WHAT TO DO
Leave the pictures out and quote every line from the start of the listing to the line with "const padeNumVal = [1.0, 4.0];", inclusive.

INFORMATION SHOWN
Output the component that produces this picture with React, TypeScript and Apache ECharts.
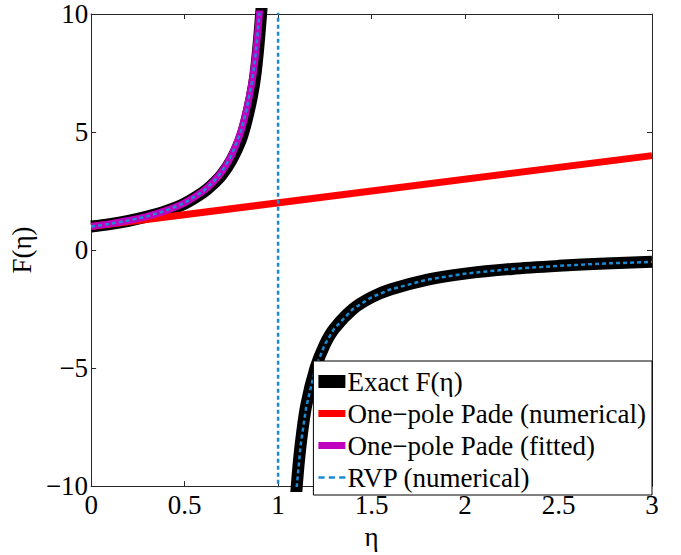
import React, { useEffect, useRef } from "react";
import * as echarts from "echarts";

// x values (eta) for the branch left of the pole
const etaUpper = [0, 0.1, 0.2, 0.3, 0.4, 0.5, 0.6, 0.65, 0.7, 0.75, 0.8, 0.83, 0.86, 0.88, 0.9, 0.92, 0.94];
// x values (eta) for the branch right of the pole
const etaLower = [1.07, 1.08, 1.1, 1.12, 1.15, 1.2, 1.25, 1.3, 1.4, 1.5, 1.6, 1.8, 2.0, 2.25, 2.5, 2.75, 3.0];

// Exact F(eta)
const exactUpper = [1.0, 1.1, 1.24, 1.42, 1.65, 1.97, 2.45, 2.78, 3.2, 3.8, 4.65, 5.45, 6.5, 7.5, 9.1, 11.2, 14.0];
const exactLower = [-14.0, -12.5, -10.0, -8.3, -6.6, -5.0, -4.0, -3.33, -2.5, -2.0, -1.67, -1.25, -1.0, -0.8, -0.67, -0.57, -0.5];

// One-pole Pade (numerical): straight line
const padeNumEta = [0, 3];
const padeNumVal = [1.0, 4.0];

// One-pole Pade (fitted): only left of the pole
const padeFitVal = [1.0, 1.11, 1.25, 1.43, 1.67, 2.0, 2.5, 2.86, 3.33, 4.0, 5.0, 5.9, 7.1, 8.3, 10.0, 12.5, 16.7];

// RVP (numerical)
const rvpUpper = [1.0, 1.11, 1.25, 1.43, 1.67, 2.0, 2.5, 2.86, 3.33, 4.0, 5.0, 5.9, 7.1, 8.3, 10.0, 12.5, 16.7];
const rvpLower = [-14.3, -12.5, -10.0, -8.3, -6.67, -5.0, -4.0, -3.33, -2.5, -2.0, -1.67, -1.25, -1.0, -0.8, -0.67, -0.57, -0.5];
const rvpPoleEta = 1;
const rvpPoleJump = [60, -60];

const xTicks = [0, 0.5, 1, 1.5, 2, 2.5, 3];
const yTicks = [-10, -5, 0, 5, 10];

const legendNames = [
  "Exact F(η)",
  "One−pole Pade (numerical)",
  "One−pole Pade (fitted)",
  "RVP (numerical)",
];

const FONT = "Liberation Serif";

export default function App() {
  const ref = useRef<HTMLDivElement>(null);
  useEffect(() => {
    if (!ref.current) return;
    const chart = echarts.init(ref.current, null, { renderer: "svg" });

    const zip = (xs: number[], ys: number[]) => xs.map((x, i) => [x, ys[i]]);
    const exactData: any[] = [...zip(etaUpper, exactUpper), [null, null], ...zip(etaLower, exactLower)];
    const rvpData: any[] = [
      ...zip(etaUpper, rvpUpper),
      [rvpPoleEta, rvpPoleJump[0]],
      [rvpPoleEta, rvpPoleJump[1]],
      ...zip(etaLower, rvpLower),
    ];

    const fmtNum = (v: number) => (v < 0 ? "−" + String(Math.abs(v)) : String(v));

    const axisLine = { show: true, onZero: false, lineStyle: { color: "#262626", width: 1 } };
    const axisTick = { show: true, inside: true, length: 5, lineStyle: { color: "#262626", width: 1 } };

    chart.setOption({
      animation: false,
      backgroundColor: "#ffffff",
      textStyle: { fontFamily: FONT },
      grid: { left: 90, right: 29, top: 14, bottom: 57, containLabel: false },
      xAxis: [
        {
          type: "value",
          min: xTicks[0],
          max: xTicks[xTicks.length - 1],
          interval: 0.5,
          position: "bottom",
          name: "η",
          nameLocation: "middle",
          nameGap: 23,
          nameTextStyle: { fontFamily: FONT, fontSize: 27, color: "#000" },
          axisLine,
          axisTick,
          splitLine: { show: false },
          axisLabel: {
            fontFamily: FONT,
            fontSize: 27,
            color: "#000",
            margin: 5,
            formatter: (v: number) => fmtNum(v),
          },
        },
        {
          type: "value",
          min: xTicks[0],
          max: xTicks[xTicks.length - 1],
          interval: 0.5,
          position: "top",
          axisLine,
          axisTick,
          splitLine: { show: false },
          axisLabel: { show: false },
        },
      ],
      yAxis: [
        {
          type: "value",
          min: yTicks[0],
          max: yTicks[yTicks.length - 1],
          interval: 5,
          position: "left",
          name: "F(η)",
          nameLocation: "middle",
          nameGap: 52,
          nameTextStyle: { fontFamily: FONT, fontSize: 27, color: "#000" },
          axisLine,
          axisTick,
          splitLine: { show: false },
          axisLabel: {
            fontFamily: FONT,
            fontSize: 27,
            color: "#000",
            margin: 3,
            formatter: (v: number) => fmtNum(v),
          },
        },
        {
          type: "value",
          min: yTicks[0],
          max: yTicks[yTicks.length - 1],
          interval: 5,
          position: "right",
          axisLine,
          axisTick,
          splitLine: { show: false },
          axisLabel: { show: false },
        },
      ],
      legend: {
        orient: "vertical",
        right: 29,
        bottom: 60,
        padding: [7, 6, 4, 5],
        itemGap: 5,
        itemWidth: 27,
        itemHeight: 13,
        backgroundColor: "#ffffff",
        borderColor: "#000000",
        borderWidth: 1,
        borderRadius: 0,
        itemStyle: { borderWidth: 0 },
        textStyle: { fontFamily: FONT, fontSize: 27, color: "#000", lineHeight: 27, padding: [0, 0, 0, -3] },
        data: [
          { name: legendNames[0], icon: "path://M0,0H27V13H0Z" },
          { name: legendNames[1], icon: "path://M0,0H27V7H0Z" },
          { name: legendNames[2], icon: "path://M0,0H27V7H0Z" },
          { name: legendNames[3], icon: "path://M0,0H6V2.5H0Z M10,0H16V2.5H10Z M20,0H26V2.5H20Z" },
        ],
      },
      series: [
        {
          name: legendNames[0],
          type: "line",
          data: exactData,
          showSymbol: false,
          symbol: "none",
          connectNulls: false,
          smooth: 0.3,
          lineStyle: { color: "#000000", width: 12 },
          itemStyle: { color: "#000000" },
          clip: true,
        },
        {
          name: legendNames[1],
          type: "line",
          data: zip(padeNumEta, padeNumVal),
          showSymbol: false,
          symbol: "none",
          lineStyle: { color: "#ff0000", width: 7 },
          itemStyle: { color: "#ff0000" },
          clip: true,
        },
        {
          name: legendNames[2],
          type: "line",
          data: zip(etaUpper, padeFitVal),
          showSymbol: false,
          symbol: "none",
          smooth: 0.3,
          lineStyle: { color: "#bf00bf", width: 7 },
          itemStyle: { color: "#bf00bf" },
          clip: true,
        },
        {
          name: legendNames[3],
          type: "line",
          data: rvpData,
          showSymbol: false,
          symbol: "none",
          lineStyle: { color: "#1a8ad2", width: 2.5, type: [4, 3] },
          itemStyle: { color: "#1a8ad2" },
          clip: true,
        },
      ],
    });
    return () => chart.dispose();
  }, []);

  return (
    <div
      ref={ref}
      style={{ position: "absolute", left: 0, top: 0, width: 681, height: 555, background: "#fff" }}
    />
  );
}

RESPONSE TO THIS TASK
Output the component that produces this picture with React, TypeScript and Apache ECharts.
import React, { useEffect, useRef } from "react";
import * as echarts from "echarts";

// x values (eta) for the branch left of the pole
const etaUpper = [0, 0.1, 0.2, 0.3, 0.4, 0.5, 0.6, 0.65, 0.7, 0.75, 0.8, 0.83, 0.86, 0.88, 0.9, 0.92, 0.94];
// x values (eta) for the branch right of the pole
const etaLower = [1.07, 1.08, 1.1, 1.12, 1.15, 1.2, 1.25, 1.3, 1.4, 1.5, 1.6, 1.8, 2.0, 2.25, 2.5, 2.75, 3.0];

// Exact F(eta)
const exactUpper = [1.0, 1.1, 1.24, 1.42, 1.65, 1.97, 2.45, 2.78, 3.2, 3.8, 4.65, 5.45, 6.5, 7.5, 9.1, 11.2, 14.0];
const exactLower = [-14.0, -12.5, -10.0, -8.3, -6.6, -5.0, -4.0, -3.33, -2.5, -2.0, -1.67, -1.25, -1.0, -0.8, -0.67, -0.57, -0.5];

// One-pole Pade (numerical): straight line
const padeNumEta = [0, 3];
const padeNumVal = [1.0, 4.0];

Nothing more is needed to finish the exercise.